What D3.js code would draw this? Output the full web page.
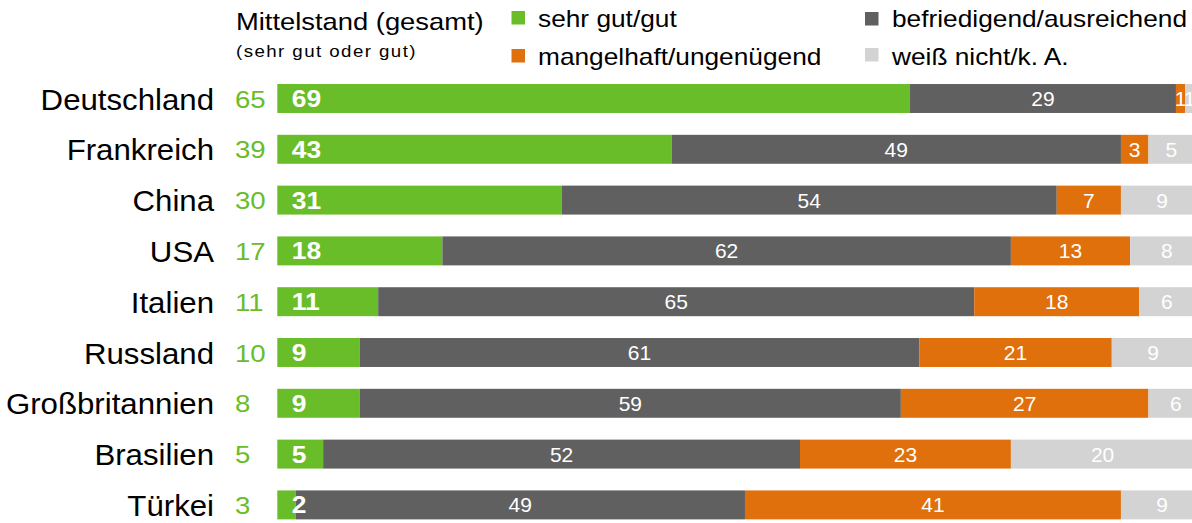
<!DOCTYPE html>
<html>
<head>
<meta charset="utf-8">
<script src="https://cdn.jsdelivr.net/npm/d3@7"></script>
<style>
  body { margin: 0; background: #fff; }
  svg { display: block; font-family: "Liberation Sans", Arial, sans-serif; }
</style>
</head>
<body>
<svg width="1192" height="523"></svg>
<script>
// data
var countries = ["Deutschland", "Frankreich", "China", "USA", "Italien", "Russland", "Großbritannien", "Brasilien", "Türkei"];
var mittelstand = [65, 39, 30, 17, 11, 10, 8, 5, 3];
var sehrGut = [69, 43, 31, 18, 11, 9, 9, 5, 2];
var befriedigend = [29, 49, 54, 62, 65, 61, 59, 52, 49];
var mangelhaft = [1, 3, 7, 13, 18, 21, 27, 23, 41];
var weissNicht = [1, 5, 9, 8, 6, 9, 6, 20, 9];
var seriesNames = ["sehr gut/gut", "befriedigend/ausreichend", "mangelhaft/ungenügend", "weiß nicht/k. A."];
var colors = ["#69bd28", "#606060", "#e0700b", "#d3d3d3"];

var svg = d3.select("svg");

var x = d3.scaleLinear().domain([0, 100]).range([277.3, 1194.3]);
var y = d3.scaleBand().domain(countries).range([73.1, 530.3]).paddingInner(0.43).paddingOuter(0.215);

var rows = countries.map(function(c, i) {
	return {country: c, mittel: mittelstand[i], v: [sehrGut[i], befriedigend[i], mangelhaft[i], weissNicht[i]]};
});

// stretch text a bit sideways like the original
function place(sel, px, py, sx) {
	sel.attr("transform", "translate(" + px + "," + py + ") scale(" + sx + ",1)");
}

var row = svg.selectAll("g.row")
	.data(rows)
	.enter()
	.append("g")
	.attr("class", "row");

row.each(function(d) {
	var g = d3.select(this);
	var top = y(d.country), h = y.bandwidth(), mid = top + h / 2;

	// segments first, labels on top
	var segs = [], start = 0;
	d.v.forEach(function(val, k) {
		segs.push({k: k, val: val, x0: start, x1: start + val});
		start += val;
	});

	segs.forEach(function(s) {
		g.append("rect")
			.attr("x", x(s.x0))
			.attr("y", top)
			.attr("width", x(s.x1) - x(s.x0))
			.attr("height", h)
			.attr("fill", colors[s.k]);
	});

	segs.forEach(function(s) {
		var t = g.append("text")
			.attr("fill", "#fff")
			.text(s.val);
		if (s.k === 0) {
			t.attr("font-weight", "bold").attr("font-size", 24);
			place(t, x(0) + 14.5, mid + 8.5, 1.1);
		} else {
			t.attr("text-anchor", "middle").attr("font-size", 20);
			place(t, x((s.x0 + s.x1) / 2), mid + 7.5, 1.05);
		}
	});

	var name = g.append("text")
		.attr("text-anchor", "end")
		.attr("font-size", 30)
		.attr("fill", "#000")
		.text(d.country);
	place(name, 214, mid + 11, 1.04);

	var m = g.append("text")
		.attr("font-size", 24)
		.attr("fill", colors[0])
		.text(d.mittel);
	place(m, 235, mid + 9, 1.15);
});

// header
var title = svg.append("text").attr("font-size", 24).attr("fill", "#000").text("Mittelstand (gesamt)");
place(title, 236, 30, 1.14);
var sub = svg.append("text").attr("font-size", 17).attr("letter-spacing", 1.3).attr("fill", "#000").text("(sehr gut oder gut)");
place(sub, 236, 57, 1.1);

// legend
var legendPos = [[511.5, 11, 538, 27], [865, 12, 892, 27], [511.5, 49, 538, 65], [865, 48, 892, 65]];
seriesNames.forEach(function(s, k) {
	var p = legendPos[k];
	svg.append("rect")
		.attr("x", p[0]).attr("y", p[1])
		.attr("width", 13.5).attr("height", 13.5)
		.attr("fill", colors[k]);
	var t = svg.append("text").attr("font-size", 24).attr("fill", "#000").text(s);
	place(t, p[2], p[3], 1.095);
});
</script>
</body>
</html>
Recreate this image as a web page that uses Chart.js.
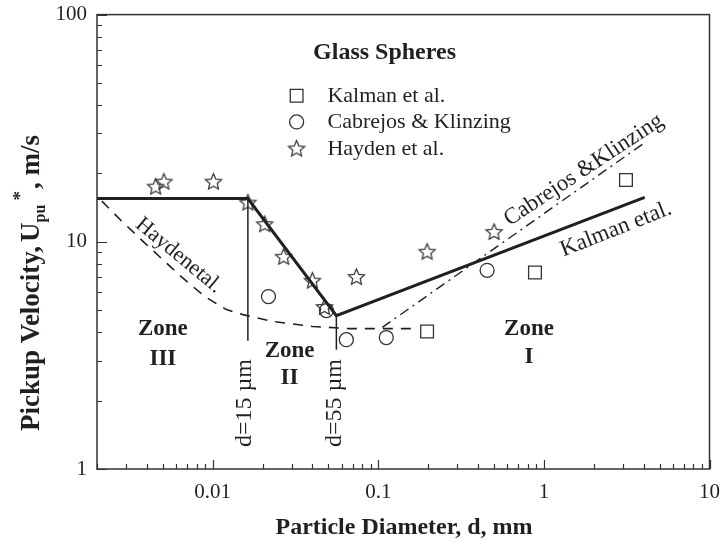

◇ ◇ ◇ ◇

Task details - Copy every line of the entries above in which "page" occurs.

Exercise answer -
What D3.js code would draw this? Output the full web page.
Recreate this image as a web page that uses Chart.js.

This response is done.